G.V. : Aborder les enjeux humains de l’entreprise avec une approche de gestionnaire du quotidien est bien sûr indispensable. Mais ne nous enfermons dans cette seule approche, sans autre ambition. Cela reviendrait à passer à côté de l’opportunité majeure pour l’entreprise pour les prochaines décennies : capitaliser sur le potentiel incroyable de ses collaborateurs.
Ce potentiel est illimité pour deux raisons. La première renvoie à la nature du travail. Hier, avec un travaillé normé, l’engagement des collaborateurs avait peu d’impact sur leur performance, donc sur celle de l’entreprise. Désormais, alors que le contenu du travail s’est transformé et que la performance dépend de la capacité d’initiative du collaborateur, son niveau d’engagement a un effet démultiplicateur.
La seconde renvoie à un constat : une entreprise peut désormais faire la différence par rapport à ses concurrents sur ses marchés à partir des expertises qu’elle maîtrise. Développer sa capacité à attirer et à retenir des profils pointus (alors que les pénuries de compétences vont être démultipliées dans les années à venir), développer en continu ses collaborateurs, créer les conditions pour que le contenu du travail lui-même soit apprenant : ces axes constituent désormais des leviers pour accroître le chiffre d’affaires et le résultat de l’entreprise.
Nous sommes entrés dans une phase de notre histoire économique ou l’individu au travail n’est plus seulement un coût et une contrainte.
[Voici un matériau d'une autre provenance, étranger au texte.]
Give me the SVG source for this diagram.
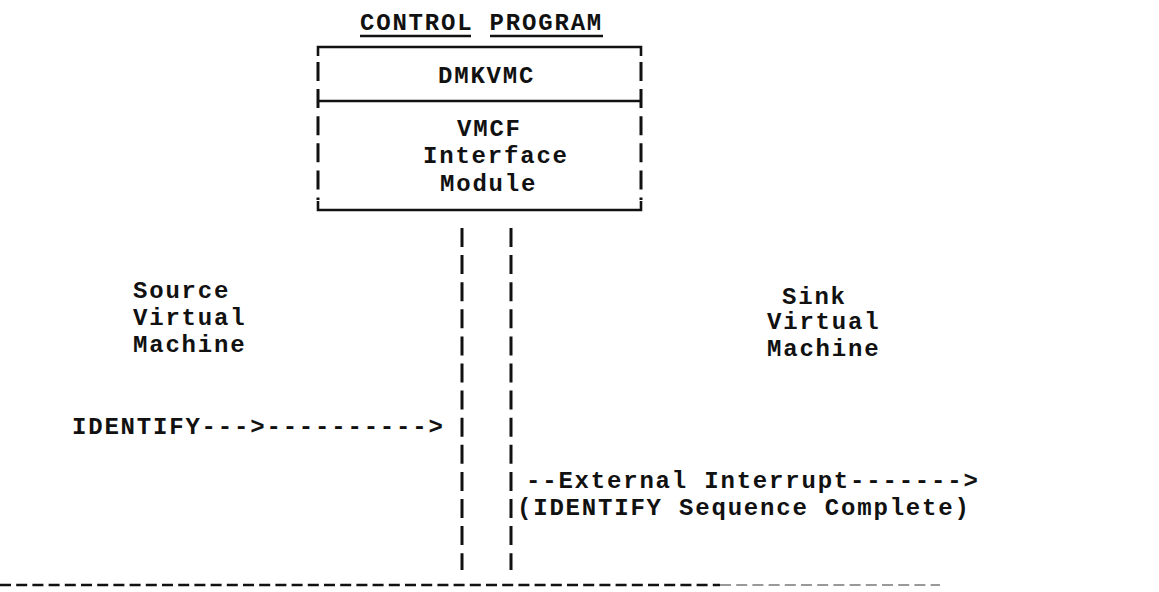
<svg xmlns="http://www.w3.org/2000/svg" width="1159" height="592" viewBox="0 0 1159 592">
  <style>
    .t { font-family: "Liberation Mono", "Courier New", monospace; font-size: 24px; font-weight: bold; letter-spacing: 1.8px; fill: #111; }
    .ln { stroke: #111; stroke-width: 2.6; fill: none; stroke-linecap: butt; }
    .bar { stroke: #111; stroke-width: 3; fill: none; stroke-dasharray: 19 8.1; }
  </style>
  <rect width="1159" height="592" fill="#fff"/>

  <!-- title with per-word underline -->
  <g id="title">
    <text class="t" x="360" y="30">CONTROL PROGRAM</text>
    <line class="ln" x1="360" y1="36" x2="471" y2="36"/>
    <line class="ln" x1="490" y1="36" x2="603" y2="36"/>
  </g>

  <!-- control program module box -->
  <g id="cp-box">
    <path class="ln" d="M318 56 V47 H641 V56"/>
    <line class="ln" x1="318" y1="101" x2="641" y2="101"/>
    <path class="ln" d="M318 201 V210 H641 V201"/>
    <line class="bar" x1="318" y1="62" x2="318" y2="200"/>
    <line class="bar" x1="641" y1="62" x2="641" y2="200"/>
    <text class="t" x="438" y="83">DMKVMC</text>
    <text class="t" x="457" y="136">VMCF</text>
    <text class="t" x="423" y="163">Interface</text>
    <text class="t" x="440" y="191">Module</text>
  </g>

  <g id="source-vm">
    <text class="t" x="133" y="298">Source</text>
    <text class="t" x="133" y="325">Virtual</text>
    <text class="t" x="133" y="352">Machine</text>
  </g>

  <g id="sink-vm">
    <text class="t" x="782" y="304">Sink</text>
    <text class="t" x="767" y="329">Virtual</text>
    <text class="t" x="767" y="356">Machine</text>
  </g>

  <!-- connectors: interface paths, typed arrows and the page rule -->
  <g id="connectors">
    <line class="bar" x1="462" y1="228" x2="462" y2="570"/>
    <line class="bar" x1="511" y1="228" x2="511" y2="570"/>
    <text class="t" x="72" y="434">IDENTIFY---&gt;----------&gt;</text>
    <text class="t" x="526" y="488">--External Interrupt-------&gt;</text>
    <text class="t" x="517" y="515">(IDENTIFY Sequence Complete)</text>
    <line x1="0" y1="585" x2="720" y2="585" stroke="#111" stroke-width="2.6" stroke-dasharray="11 5.2"/>
    <line x1="720" y1="585" x2="940" y2="585" stroke="#999" stroke-width="2.2" stroke-dasharray="11 5.2"/>
  </g>
</svg>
Sous réserve de procéder à ses choix RH en fonction de leur contribution à l’économique, l’entreprise peut faire de ses collaborateurs un facteur premier de création de valeur, avec un retour sur investissement mesurable.

 

 

En un mot, quels sont les prochains sujets qui vous passionneront ?

 

G.V. : Je reprendrais volontiers les mots du poète latin Térence : « Rien de ce qui est humain ne m’est étranger ».
Pour être plus prosaïque, ce qui va se jouer dans l’entreprise lorsque nous sortirons de cette crise sanitaire sera passionnant. D’un côté des collaborateurs dont la quête de sens n’aura jamais été aussi importante, de l’autre des entreprises qui se seront détournées du sujet pendant cette période. D’un côté des collaborateurs qui auront réévalué la valeur de la contribution qu’ils apportent et donc renforcé leurs attentes, de l’autre des entreprises qui seront plutôt centrées sur les économies à réaliser. Ces décalages pourraient avoir des conséquences importantes sur l’engagement des collaborateurs. Sauf dans les entreprises qui sauront prendre à bras-le-corps l’enjeu de redynamisation de leurs collaborateurs.

 

Merci Gilles Verrier

 

Merci Bertrand

 


Le livre : Les RH en 2030 – 30 pistes concrètes pour réinventer l’entreprise, Gilles Verrier , Dunod, 2020

 

Gilles Verrier a assuré des responsabilités RH dans des groupes renommés : Philips, Elf, Unilever, avant d’être DRH du Groupe Decathlon. Il dirige Identité RH, le cabinet de conseil en ressources humaines, organisation et management qu’il a créé. Il est par ailleurs Professeur Associé à Dauphine après l’avoir été à Sciences Po pendant dix ans. Son dernier ouvrage, coécrit avec Nicolas Bourgeois et paru en juin dernier, porte sur « Les RH en 2030 ».